Конечно, он помнит всё, чем перебивалось человечество с начала времен. Они оба помнят.

Однако, невзирая на безукоризненность приготовления – в этом хозяину дома нельзя отказать – у еды есть чуть заметный странный привкус. И дело даже не в грозе, наползающей с удушливой духотой, стонущим ветром и шагами, слышащимися в стуке оконных створок. Запах серы, который отчетливо можно ощутить на улице, еще не смеет вползти сюда и вклиниться в разноцветный калейдоскоп нежных и пряных ароматов.

Ты же понимаешь, что я лишь следую за тобой?

Дело в том, как он это произнес. Не так, как обычно, в попытке заставить ее сомневаться, а на пике искренности и смирения. Ударил ее ее же оружием. Потому что, разумеется, она всегда знала, что игра затрагивает их обоих, что энергия должна сохраняться, даже переходя из одного состояния в другое. Но это она всегда читала в его тьме как при дневном свете; она могла пронизать бесконечные алчные пустоты и не остаться в них на медленное переваривание. Он был тем, что она видела и понимала (пусть и не могла ни победить, ни утешить). Зато Голод – не должен был ее понимать. Он должен был видеть только свет, которым он восхищался, который ненавидел и который вожделел – и да, вероятно, следовать за ним, чтобы раз за разом пытаться утопить его в крови или взять в свои руки. Его должна была притягивать исключительно чуждая материя – и сама эта материя была не в ответе за притяжение.

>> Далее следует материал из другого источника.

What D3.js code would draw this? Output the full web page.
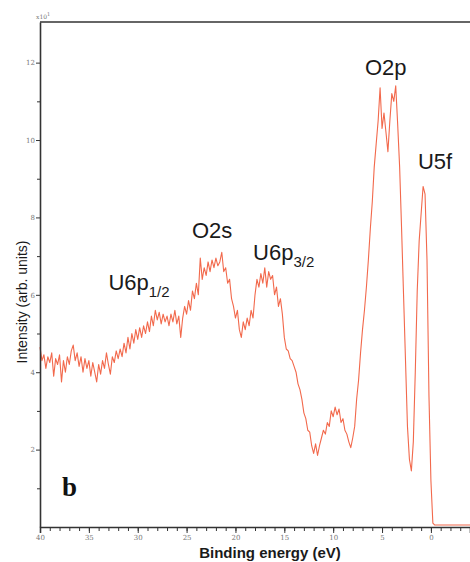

Но что, если не только Рафаил всегда видел в нем больше? Что, если и он видел больше чем свет, и именно это всегда тянуло его именно к ней? Она никогда не допускала подобной мысли ни на секунду. Но если так и есть? Если он действительно, как и сказал, в конечном счете просто преданно ждет, когда она позовет его сама, будь это начало Откровения или нет? Когда позовет его – и признает этим, что они больше не просто фигурки разных цветов, способные на одно вечное столкновение?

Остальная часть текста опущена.